UK - The UK pensions minister has pledged that there will be no more delays to auto-enrolment after announcing details of a revised timetable for employers.

Steve Webb, minister of state for pensions, told a parliamentary committee today: “This is it. This is the plan, this is the programme - this is what will happen.”

Webb was responding to a question on whether the ministry would keep delaying auto-enrolment if the economy did not pick up.

Under the revised timetable published in a ministerial statement today, the auto-enrolment date for large employers was unchanged, but smaller employers were given a later staging date than was the case previously.

The statement provide details to the announcement made in November that small businesses would be given extra time to put the pensions system in place.

Webb said: “I can now confirm that, under the revised timeline, all employers with an existing staging date of, on or before 1 February 2014 are unaffected.

“This means no large employer will have to make any changes to their plans - which are in many cases already advanced.”

Medium-sized employers will be re-allocated dates between 1 April 2014 and 1 April 2015, meaning dates will be as many as nine months later for some.

Auto-enrolment dates for small employers will be between 1 June 2015 and 1 April 2017.

New employers setting up business between 1 April this year and 30 September 2017 will have automatic enrolment dates from 1 May 2017 and 1 February 2018.

Employers setting up after that will have to comply straightaway if they pay earnings attracting PAYE deductions.

The increase in the minimum rate of employer pension contribution from 1% to 2% of banded earnings will now happen on 1 October 2017 - a year later than scheduled - with the increase to 3% taking place on 1 October 2018.

A consultation document on the details of these changes is to be published shortly, Webb said.

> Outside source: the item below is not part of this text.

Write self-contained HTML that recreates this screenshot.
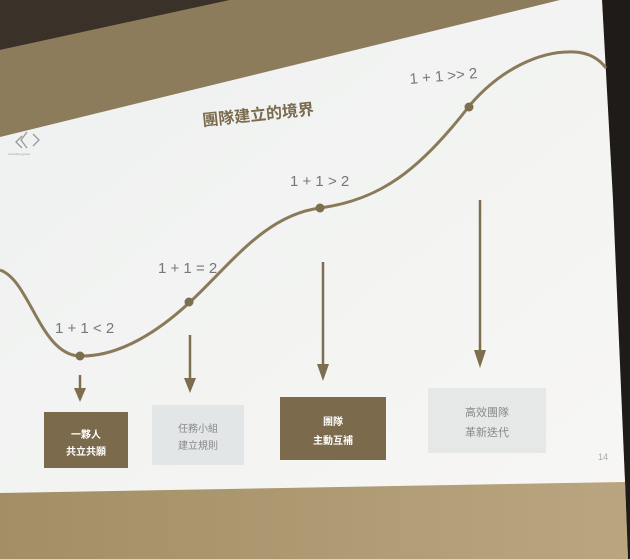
<!DOCTYPE html>
<html><head><meta charset="utf-8"><style>
body{margin:0;width:630px;height:559px;overflow:hidden;background:#a8966f}
svg{display:block}
text{font-family:"Liberation Sans","Noto Sans CJK TC",sans-serif}
</style></head><body>
<svg width="630" height="559" viewBox="0 0 630 559" xmlns="http://www.w3.org/2000/svg">
<defs>
<linearGradient id="wall" x1="0" y1="0" x2="1" y2="1"><stop offset="0" stop-color="#8f7f5e"/><stop offset="1" stop-color="#b5a27a"/></linearGradient>
<linearGradient id="scr" x1="0" y1="0" x2="1" y2="1"><stop offset="0" stop-color="#eef1f0"/><stop offset="1" stop-color="#f7f6f4"/></linearGradient>
<linearGradient id="floor" x1="0" y1="0" x2="1" y2="0"><stop offset="0" stop-color="#a38f65"/><stop offset="1" stop-color="#b9a57f"/></linearGradient>
</defs>
<rect width="630" height="559" fill="url(#wall)"/>
<polygon points="0,0 230,0 0,50" fill="#3a3128"/>
<polygon points="0,50 230,0 560,0 0,137" fill="#8d7c5b"/>
<polygon points="602,0 630,0 630,559 628,559 625,483" fill="#1e1b18"/>
<polygon points="0,490 625,480 628,559 0,559" fill="url(#floor)"/>
<polygon points="0,137 560,0 602,0 613,200 625,482 0,493" fill="url(#scr)"/>
<path d="M0,270 C30,280 40,355 80,356 C120,357 160,330 190,302 C230,265 265,215 320,208 C380,200 420,170 470,105 C500,70 540,50 575,52 C590,53 600,60 606,68" fill="none" stroke="#8a7a5a" stroke-width="3"/>
<g fill="#7e6e50">
<circle cx="80" cy="356" r="4.5"/><circle cx="189" cy="302" r="4.5"/><circle cx="320" cy="208" r="4.5"/><circle cx="469" cy="107" r="4.5"/>
</g>
<g stroke="#7e6e50" stroke-width="2.5">
<line x1="80" y1="375" x2="80" y2="390"/><line x1="190" y1="335" x2="190" y2="380"/><line x1="323" y1="262" x2="323" y2="366"/><line x1="480" y1="200" x2="480" y2="352"/>
</g>
<g fill="#7e6e50">
<polygon points="74,388 86,388 80,402"/><polygon points="184,378 196,378 190,393"/><polygon points="317,364 329,364 323,381"/><polygon points="474,350 486,350 480,368"/>
</g>
<g fill="#777" font-size="15">
<text x="55" y="333">1 + 1 &lt; 2</text>
<text x="158" y="273">1 + 1 = 2</text>
<text x="290" y="186">1 + 1 &gt; 2</text>
<text x="410" y="84" transform="rotate(-5 410 84)">1 + 1 &gt;&gt; 2</text>
</g>
<text x="203" y="126" font-size="16" fill="#7a6a4e" font-weight="bold" transform="rotate(-6 203 126)">團隊建立的境界</text>
<g stroke="#999" fill="none" stroke-width="1.3"><path d="M22,136 l-6,6 6,6"/><path d="M27,132 l-6,8 6,8"/><path d="M33,134 l6,6 -6,6"/></g>
<text x="8" y="155" font-size="3" fill="#999">consulting group</text>
<rect x="44" y="412" width="84" height="56" fill="#7b6b4c"/>
<rect x="152" y="405" width="92" height="60" fill="#e3e6e6"/>
<rect x="280" y="397" width="106" height="63" fill="#7b6b4c"/>
<rect x="428" y="388" width="118" height="65" fill="#e6e8e8"/>
<g font-size="10" text-anchor="middle">
<text x="86" y="438" fill="#fff" font-weight="bold">一夥人</text>
<text x="86" y="455" fill="#fff" font-weight="bold">共立共願</text>
<text x="198" y="432" fill="#888">任務小組</text>
<text x="198" y="449" fill="#888">建立規則</text>
<text x="333" y="425" fill="#fff" font-weight="bold">團隊</text>
<text x="333" y="444" fill="#fff" font-weight="bold">主動互補</text>
<text x="487" y="416" fill="#888" font-size="11">高效團隊</text>
<text x="487" y="436" fill="#888" font-size="11">革新迭代</text>
</g>
<text x="598" y="460" font-size="9" fill="#aaa">14</text>
</svg>
</body></html>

Questioned at the Work and Pensions Committee after the statement, Webb said an estimate that £5bn (€6bn) would be lost in pension contributions by the delay in firms implementing the system was an “overstatement”.

“Clearly, if you put everybody back by 1% - from 1% to 2%, and 2% to 3%, by a year, you are talking several billion, but it is significantly less that £5bn,” he said.

Webb said he saw benefits in small companies automatically enrolling staff later than larger firms, in that there would be time to iron out problems in the system before they got involved.

“Obviously, by that time, we hope the economy will be in much stronger shape for the small firms as well, he said.